## start

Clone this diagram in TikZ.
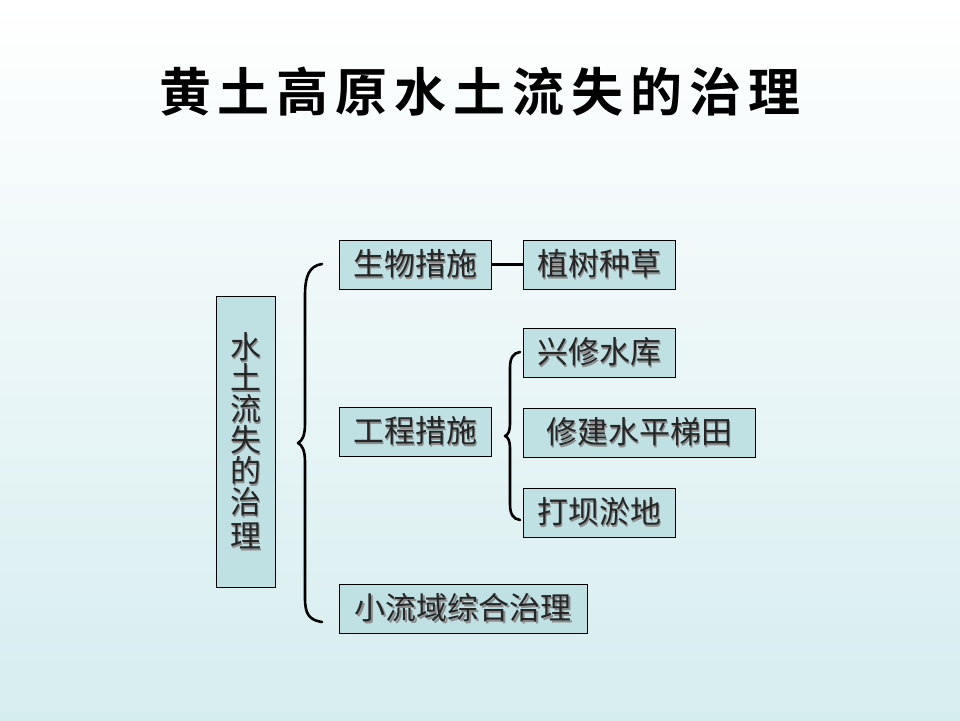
\documentclass[tikz,border=0pt]{standalone}
\usepackage{fontspec}
\usetikzlibrary{calc}
\setmainfont{Noto Sans CJK SC}
\newfontfamily\titlefont{Noto Sans CJK SC Bold}
\definecolor{boxfill}{HTML}{BFE1E4}
\definecolor{bgtop}{HTML}{FFFFFF}
\definecolor{bgbot}{HTML}{D6EDEF}
\newcommand{\shd}[1]{\makebox[0pt][l]{\hspace{1.6pt}\raisebox{-1.6pt}{\textcolor{black!45}{#1}}}\textcolor{black!85}{#1}}
\newcommand{\tsp}{\hspace{7pt}}
\begin{document}
\begin{tikzpicture}[x=1pt,y=-1pt,
  boxnode/.style={draw=black,line width=0.9pt,fill=boxfill,inner sep=0pt,font=\fontsize{31}{34}\selectfont},
  brace/.style={line width=2.6pt,line cap=round,line join=round}]
\useasboundingbox (0,0) rectangle (960,720);
\shade[top color=bgtop,bottom color=bgbot] (0,0) rectangle (960,720);
\node (title) at (480,92) {\titlefont\fontsize{52}{58}\selectfont 黄\tsp 土\tsp 高\tsp 原\tsp 水\tsp 土\tsp 流\tsp 失\tsp 的\tsp 治\tsp 理};
% boxes
\node[boxnode,minimum width=59pt,minimum height=291pt,text width=34pt,align=center] (root) at (245.5,441.5) {\fontsize{31}{31}\selectfont\shd{水}\\\shd{土}\\\shd{流}\\\shd{失}\\\shd{的}\\\shd{治}\\\shd{理}};
\node[boxnode,minimum width=152pt,minimum height=49pt] (bio) at (415,264.5) {\shd{生物措施}};
\node[boxnode,minimum width=152pt,minimum height=49pt] (plant) at (599,264.5) {\shd{植树种草}};
\node[boxnode,minimum width=152pt,minimum height=49pt] (eng) at (415,431.5) {\shd{工程措施}};
\node[boxnode,minimum width=152pt,minimum height=49pt] (res) at (599,352.5) {\shd{兴修水库}};
\node[boxnode,minimum width=232pt,minimum height=49pt] (terr) at (639,432.5) {\shd{修建水平梯田}};
\node[boxnode,minimum width=152pt,minimum height=49pt] (dam) at (599,512.5) {\shd{打坝淤地}};
\node[boxnode,minimum width=248pt,minimum height=49pt] (small) at (463,608.5) {\shd{小流域综合治理}};
% connector bio - plant
\draw[line width=2.6pt] (bio.east) -- (plant.west);
% big brace
\draw[brace] (322,264) .. controls (309,266) and (305,276) .. (305,296) -- (305,424)
  .. controls (305,436) and (302,441) .. (298,443)
  .. controls (302,445) and (305,450) .. (305,462) -- (305,598)
  .. controls (305,614) and (309,620) .. (322,622);
% small brace
\draw[brace] (520,352) .. controls (513,353) and (510,358) .. (510,368) -- (510,424)
  .. controls (510,431) and (508,435) .. (505,436)
  .. controls (508,437) and (510,441) .. (510,448) -- (510,504)
  .. controls (510,514) and (513,519) .. (520,520);
\end{tikzpicture}
\end{document}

## end

Every line of the data above should be quoted exactly. Omit the pictures.

Clone this diagram in TikZ.
\documentclass[tikz,border=0pt]{standalone}
\usepackage{fontspec}
\usetikzlibrary{calc}
\setmainfont{Noto Sans CJK SC}
\newfontfamily\titlefont{Noto Sans CJK SC Bold}
\definecolor{boxfill}{HTML}{BFE1E4}
\definecolor{bgtop}{HTML}{FFFFFF}
\definecolor{bgbot}{HTML}{D6EDEF}
\newcommand{\shd}[1]{\makebox[0pt][l]{\hspace{1.6pt}\raisebox{-1.6pt}{\textcolor{black!45}{#1}}}\textcolor{black!85}{#1}}
\newcommand{\tsp}{\hspace{7pt}}
\begin{document}
\begin{tikzpicture}[x=1pt,y=-1pt,
  boxnode/.style={draw=black,line width=0.9pt,fill=boxfill,inner sep=0pt,font=\fontsize{31}{34}\selectfont},
  brace/.style={line width=2.6pt,line cap=round,line join=round}]
\useasboundingbox (0,0) rectangle (960,720);
\shade[top color=bgtop,bottom color=bgbot] (0,0) rectangle (960,720);
\node (title) at (480,92) {\titlefont\fontsize{52}{58}\selectfont 黄\tsp 土\tsp 高\tsp 原\tsp 水\tsp 土\tsp 流\tsp 失\tsp 的\tsp 治\tsp 理};
% boxes
\node[boxnode,minimum width=59pt,minimum height=291pt,text width=34pt,align=center] (root) at (245.5,441.5) {\fontsize{31}{31}\selectfont\shd{水}\\\shd{土}\\\shd{流}\\\shd{失}\\\shd{的}\\\shd{治}\\\shd{理}};
\node[boxnode,minimum width=152pt,minimum height=49pt] (bio) at (415,264.5) {\shd{生物措施}};
\node[boxnode,minimum width=152pt,minimum height=49pt] (plant) at (599,264.5) {\shd{植树种草}};
\node[boxnode,minimum width=152pt,minimum height=49pt] (eng) at (415,431.5) {\shd{工程措施}};
\node[boxnode,minimum width=152pt,minimum height=49pt] (res) at (599,352.5) {\shd{兴修水库}};
\node[boxnode,minimum width=232pt,minimum height=49pt] (terr) at (639,432.5) {\shd{修建水平梯田}};
\node[boxnode,minimum width=152pt,minimum height=49pt] (dam) at (599,512.5) {\shd{打坝淤地}};
\node[boxnode,minimum width=248pt,minimum height=49pt] (small) at (463,608.5) {\shd{小流域综合治理}};
% connector bio - plant
\draw[line width=2.6pt] (bio.east) -- (plant.west);
% big brace
\draw[brace] (322,264) .. controls (309,266) and (305,276) .. (305,296) -- (305,424)
  .. controls (305,436) and (302,441) .. (298,443)
  .. controls (302,445) and (305,450) .. (305,462) -- (305,598)
  .. controls (305,614) and (309,620) .. (322,622);
% small brace
\draw[brace] (520,352) .. controls (513,353) and (510,358) .. (510,368) -- (510,424)
  .. controls (510,431) and (508,435) .. (505,436)
  .. controls (508,437) and (510,441) .. (510,448) -- (510,504)
  .. controls (510,514) and (513,519) .. (520,520);
\end{tikzpicture}
\end{document}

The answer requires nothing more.